In dog years

I used to think it would be hard being a dog, not knowing what was going to happen next — when the next meal would land in my dish, when the people would come home, where the car was going and when the ride would stop. It would be nice to be fed and walked and petted. It would be nice to not be expected to do the laundry, sweep the floors, pay the bills or hold down a job. But the thing I couldn’t give up about being the human in the relationship, I always told myself, was being in control of the whats and the whys and the whens.

I liked being the one driving the car. I liked being the one knowing where we were going and when we’d arrive.

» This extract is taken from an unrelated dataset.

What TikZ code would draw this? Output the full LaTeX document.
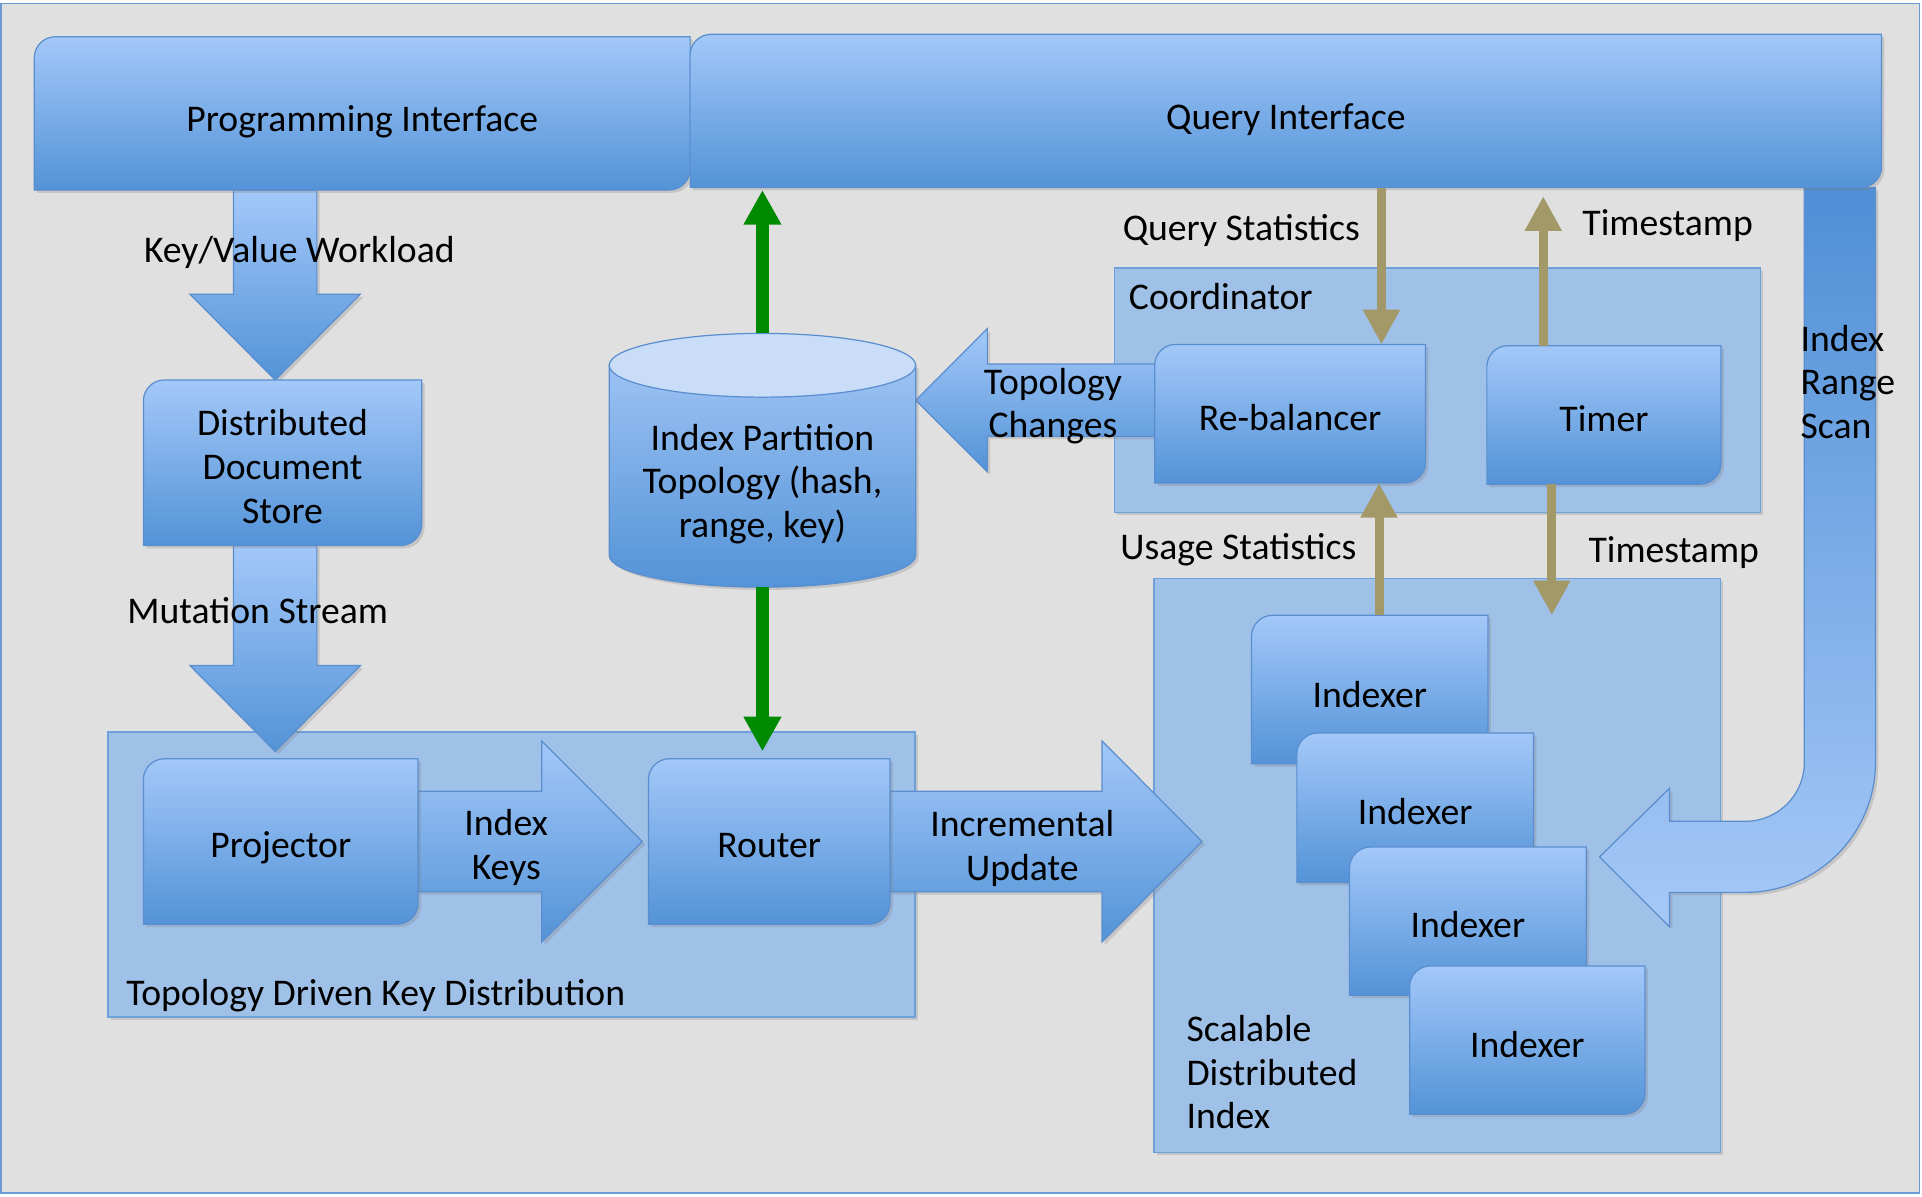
\documentclass[tikz,border=0pt]{standalone}
\usepackage{fontspec}
\setmainfont{Carlito}
\usetikzlibrary{arrows.meta,shadows,calc}
\pgfdeclarelayer{back}
\pgfdeclarelayer{mid}
\pgfdeclarelayer{front}
\pgfsetlayers{back,mid,main,front}

\definecolor{bgc}{HTML}{E0E0E0}
\definecolor{framec}{HTML}{6B9AD3}
\definecolor{boxtop}{HTML}{A3C8F9}
\definecolor{boxbot}{HTML}{5393D7}
\definecolor{boxline}{HTML}{5A8ECF}
\definecolor{contfill}{HTML}{9FC1E8}
\definecolor{contline}{HTML}{6EA1DB}
\definecolor{cyltopc}{HTML}{C9DDF9}
\definecolor{cylbtop}{HTML}{9CC2F3}
\definecolor{greenc}{HTML}{008A00}
\definecolor{tanc}{HTML}{A39868}
\definecolor{bandtop}{HTML}{4F8FD6}
\definecolor{bandbot}{HTML}{A6C9F7}

\newcommand\ml[1]{\begin{tabular}[t]{@{}c@{}}#1\end{tabular}}
\newcommand\mlleft[1]{\begin{tabular}[t]{@{}l@{}}#1\end{tabular}}

\tikzset{
  txt/.style={inner sep=0pt, outer sep=0pt, font=\fontsize{18.45}{21.4}\selectfont, text=black},
  shad/.style={drop shadow={opacity=0.28, shadow xshift=1.4pt, shadow yshift=-1.4pt}},
  boxshape/.style={shad, top color=boxtop, bottom color=boxbot, draw=boxline, line width=0.6pt},
  boxlabel/.style={txt, rectangle},
  container/.style={shad, rectangle, inner sep=0pt, outer sep=0pt, fill=contfill, draw=contline, line width=0.7pt},
  blockarrow/.style={shad, top color=boxtop, bottom color=boxbot, draw=boxline, line width=0.6pt},
  greenarrow/.style={draw=greenc, line width=6pt, -{Triangle[length=17pt,width=17.4pt]}},
  tanarrow/.style={draw=tanc, line width=4.4pt, -{Triangle[length=17pt,width=17pt]}},
}

% round-diagonal-corner box: [radius]{name}{x1}{y1}{x2}{y2}{raise}{text}
\newcommand\rdbox[8][17]{%
  \path[boxshape] (#3,#6) -- (#3,#4+#1) .. controls (#3,#4+0.45*#1) and (#3+0.45*#1,#4) .. (#3+#1,#4)
     -- (#5,#4) -- (#5,#6-#1) .. controls (#5,#6-0.45*#1) and (#5-0.45*#1,#6) .. (#5-#1,#6) -- cycle;
  \node[boxlabel, minimum width={(#5-#3)*0.6pt}, minimum height={(#6-#4)*0.6pt}] (#2)
     at ({(#3+#5)/2},{(#4+#6)/2}) {\raisebox{#7}[0pt][0pt]{\ml{#8}}};
}
\newcommand\contbox[5]{%
  \node[container, minimum width={(#4-#2)*0.6pt}, minimum height={(#5-#3)*0.6pt}] (#1)
     at ({(#2+#4)/2},{(#3+#5)/2}) {};
}
% block arrows: {from}{tip}{shaft half}{head half}{head length}
\newcommand\barrowdown[5]{%
  \path[blockarrow] let \p1=(#1), \p2=(#2) in
   (\x2-#3*0.6pt,\y1) -- (\x2+#3*0.6pt,\y1) -- (\x2+#3*0.6pt,\y2+#5*0.6pt) -- (\x2+#4*0.6pt,\y2+#5*0.6pt)
   -- (\x2,\y2) -- (\x2-#4*0.6pt,\y2+#5*0.6pt) -- (\x2-#3*0.6pt,\y2+#5*0.6pt) -- cycle;
}
\newcommand\barrowright[5]{%
  \path[blockarrow] let \p1=(#1), \p2=(#2) in
   (\x1,\y2+#3*0.6pt) -- (\x2-#5*0.6pt,\y2+#3*0.6pt) -- (\x2-#5*0.6pt,\y2+#4*0.6pt) -- (\x2,\y2)
   -- (\x2-#5*0.6pt,\y2-#4*0.6pt) -- (\x2-#5*0.6pt,\y2-#3*0.6pt) -- (\x1,\y2-#3*0.6pt) -- cycle;
}
\newcommand\barrowleft[5]{%
  \path[blockarrow] let \p1=(#1), \p2=(#2) in
   (\x1,\y2+#3*0.6pt) -- (\x2+#5*0.6pt,\y2+#3*0.6pt) -- (\x2+#5*0.6pt,\y2+#4*0.6pt) -- (\x2,\y2)
   -- (\x2+#5*0.6pt,\y2-#4*0.6pt) -- (\x2+#5*0.6pt,\y2-#3*0.6pt) -- (\x1,\y2-#3*0.6pt) -- cycle;
}

\begin{document}
\begin{tikzpicture}[x=0.6pt,y=-0.6pt]
\useasboundingbox (0,0) rectangle (1568,976);

\begin{pgfonlayer}{back}
  \path[fill=bgc, draw=framec, line width=0.8pt] (1,3) rectangle (1566,973);
  \contbox{tdkd}{88}{597}{746.5}{829.5}
  \contbox{coord}{909}{218.5}{1436}{418}
  \contbox{sdi}{941.5}{472}{1403.5}{940}
\end{pgfonlayer}

% boxes
\rdbox{prog}{28}{30}{563}{155}{-8.8pt}{Programming Interface}
\rdbox{qi}{563}{28}{1535}{153}{-9.3pt}{Query Interface}
\rdbox{dds}{117}{310}{344}{445}{13.2pt}{Distributed\\Document\\Store}
\rdbox{proj}{117}{619}{341}{754}{-7.8pt}{Projector}
\rdbox{router}{529}{619}{726}{754}{-7.8pt}{Router}
\rdbox{rebal}{942}{281}{1163}{394}{-8.4pt}{Re-balancer}
\rdbox{timer}{1213}{282}{1404}{395}{-8.2pt}{Timer}
\rdbox{idx1}{1021}{502}{1214}{623}{-8.9pt}{Indexer}
\rdbox{idx2}{1058}{598}{1251}{720}{-8.2pt}{Indexer}
\rdbox{idx3}{1101}{691}{1294}{812}{-8.2pt}{Indexer}
\rdbox{idx4}{1150}{788}{1342}{909}{-8.6pt}{Indexer}

% cylinder
\path[shad, top color=cylbtop, bottom color=boxbot, draw=boxline, line width=0.6pt]
  (497,298) -- (497,453) arc[start angle=180, end angle=0, x radius=125, y radius=26] -- (747,298) -- cycle;
\path[fill=cyltopc, draw=boxline, line width=0.6pt] (622,298) ellipse [x radius=125, y radius=26];
\node[boxlabel, minimum width=150pt, minimum height=124.2pt] (cyl) at (622,375.5)
  {\raisebox{4.9pt}[0pt][0pt]{\ml{Index Partition\\Topology (hash,\\range, key)}}};

% block arrows
\begin{pgfonlayer}{mid}
  \path[shad, top color=bandtop, bottom color=bandbot, draw=boxline, line width=0.6pt]
    (1472,153) -- (1530,153) -- (1530,622) .. controls (1530,680.5) and (1482.5,728) .. (1424,728)
    -- (1362,728) -- (1362,756) -- (1305,699) -- (1362,643) -- (1362,670) -- (1424,670)
    .. controls (1450.5,670) and (1472,648.5) .. (1472,622) -- cycle;
  \coordinate (kvtip) at ([xshift=-3.6pt]dds.north);
  \barrowdown{prog.south}{kvtip}{34}{69.5}{70}
  \coordinate (mstip) at ([xshift=-2.7pt,yshift=3.6pt]proj.north);
  \barrowdown{dds.south}{mstip}{34}{69.5}{70}
  \coordinate (iktip) at ([xshift=-3pt]router.west);
  \barrowright{proj.east}{iktip}{41}{82}{82}
  \coordinate (iutip) at ([xshift=152.8pt]router.east);
  \barrowright{router.east}{iutip}{41}{82}{81.6}
  \coordinate (tcy) at ([yshift=6.6pt]rebal.west);
  \coordinate (tctip) at (tcy -| cyl.east);
  \barrowleft{rebal.west}{tctip}{29.5}{58.5}{58.5}
\end{pgfonlayer}

% connectors
\draw[greenarrow, shorten >=1.2pt] (cyl.north) -- (cyl.north |- qi.south);
\draw[greenarrow, shorten >=3.6pt] (cyl.south) -- (cyl.south |- router.north);
\coordinate (qsx) at (1127,0);
\coordinate (tsux) at (1259,0);
\coordinate (usx) at (1125,0);
\coordinate (tsdx) at (1266,0);
\draw[tanarrow] (qi.south -| qsx) -- (rebal.north -| qsx);
\draw[tanarrow, shorten >=4.2pt] (timer.north -| tsux) -- (qi.south -| tsux);
\draw[tanarrow] (idx1.north -| usx) -- (rebal.south -| usx);
\draw[tanarrow] (timer.south -| tsdx) -- (idx1.north -| tsdx);

% labels
\begin{pgfonlayer}{front}
  \node[txt, anchor=base] (lik) at (413,681.5) {\ml{Index\\Keys}};
  \node[txt, anchor=base] (liu) at (834,682.5) {\ml{Incremental\\Update}};
  \node[txt, anchor=base] (ltc) at (859,321.5) {\ml{Topology\\Changes}};
  \node[txt, anchor=base west] (lkv) at (117.5,214.5) {Key/Value Workload};
  \node[txt, anchor=base west] (lms) at (104,508.5) {Mutation Stream};
  \node[txt, anchor=base west] (lqs) at (916,196.5) {Query Statistics};
  \node[txt, anchor=base west] (lts1) at (1291,192.5) {Timestamp};
  \node[txt, anchor=base west] (lco) at (921,252.5) {Coordinator};
  \node[txt, anchor=base west] (lus) at (914,456.5) {Usage Statistics};
  \node[txt, anchor=base west] (lts2) at (1296,458.5) {Timestamp};
  \node[txt, anchor=base west] (lirs) at (1469,286.5) {\mlleft{Index\\Range\\Scan}};
  \node[txt, anchor=base west] (lsdi) at (968,849.5) {\mlleft{Scalable\\Distributed\\Index}};
  \node[txt, anchor=base west] (ltd) at (103,820.5) {Topology Driven Key Distribution};
\end{pgfonlayer}
\end{tikzpicture}
\end{document}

But now my dog has cancer, and my whole year has not gone according to plan — at least not any plan I came up with. You don’t have to feel bad for me. I’m not sad. (Okay, sometimes I’m sad, but it’s not the overarching theme of my days.) In some ways this has actually been my best year, because I’ve learned a lot. Probably the biggest lesson I’ve learned is that I’m not driving the car. I don’t, as it turns out, have a clue where we’re going or when we’ll get there.

I’m starting to think my dog has it right. When he gets in the car and it stops at the vet, he looks a little bit disappointed. But every time he gets in the car, he acts like he’s going on a hike. Even if eight out of 10 trips lead to the vet, he still anticipates a hike. He still wags and barks and thanks the universe for the woods and the trails, the streams and the good smells. He’s fully invested in that hope, without any disappointment of a dream unfulfilled. The dream is always fulfilled — it’s fulfullable, which is basically pre-fulfillment — because it remains a possibility. This trip might stop at the vet, but that means the next one is the hiking trip, right?

And anyway, there’s always the whole drive to wag and bark, to anticipate and hang an excited nose out an open window.

I, too, want to live in that hope, and part of that hope comes from not knowing. Ultimately being the driver gives us about as much control as captaining a ship through a typhoon. Just because we’re holding the wheel doesn’t mean all that much. Nature, other drivers, fate, destiny, good luck, bad luck, potholes.

All these decades have I really successfully fooled myself into thinking I knew where this was all heading? How long I have, what I can accomplish, what my greater purpose is? Hell no. Those questions fill me with existential dread. I’m intimately acquainted with anxiety, with teeth grinding and clammy-palmed fear. I long for control because I can’t stand this feeling of free-falling. And yet to be human is to make peace with (or not to — many of us don’t — it’s a legitimate option) an existance shrouded in mystery.

The one in control is the one hanging an excited nose out an open window and anticipating a really good time around the next bend.

If not this bend, then the next.

That’s the meditation: be happy in the now. Wag, sniff, eat treats, relish walks.

Pet a dog.

3 responses to “In dog years”

  1. I love your post. I just lost my beloved Basset Hound last week after a long goodbye. I wasn’t really able to look at it like he did and like you describe. But I’m trying to go forward with that attitude. Thanks for describing it so well.